Hailed as the star red variety in Spain’s most celebrated wine region, Tempranillo from Rioja, or simply labeled, “Rioja,” produces elegant wines with complex notes of red and black fruit, crushed rock, leather, toast and tobacco, whose best examples are fully capable of decades of improvement in the cellar.

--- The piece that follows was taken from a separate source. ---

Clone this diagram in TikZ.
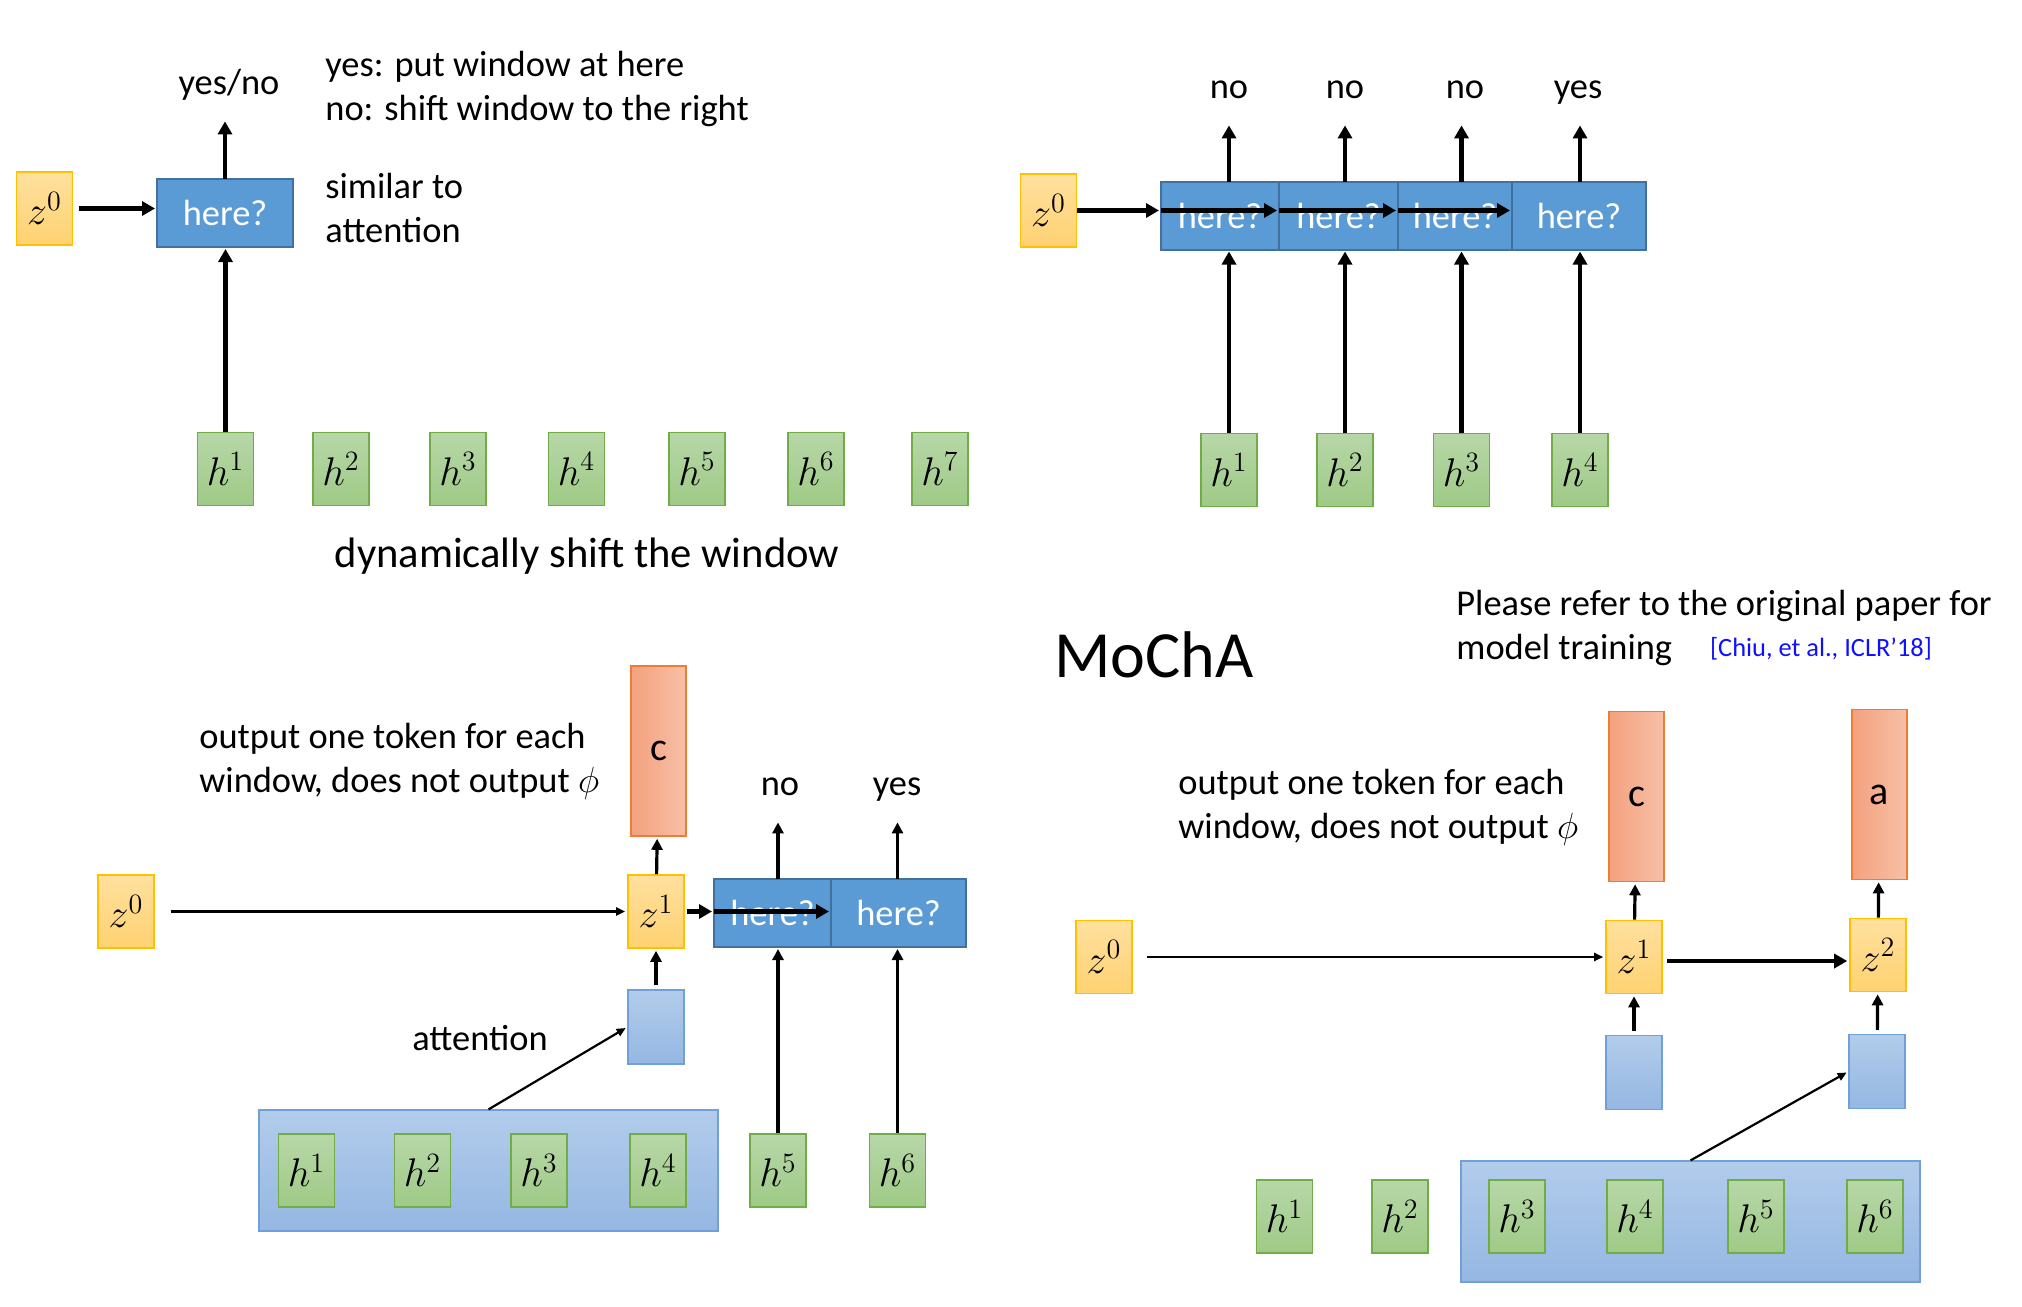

Rioja wines are typically a blend of fruit from its three sub-regions: Rioja Alta, Rioja Alavesa and Rioja Oriental, although specific sub-region (zonas), village (municipios) and vineyard (viñedo singular) wines can now be labeled. Rioja Alta and Alavesa, at the highest elevations, are considered to be the source of the brightest, most elegant fruit, while grapes from the warmer and drier, Rioja Oriental, produce wines with deep color, great body and richness.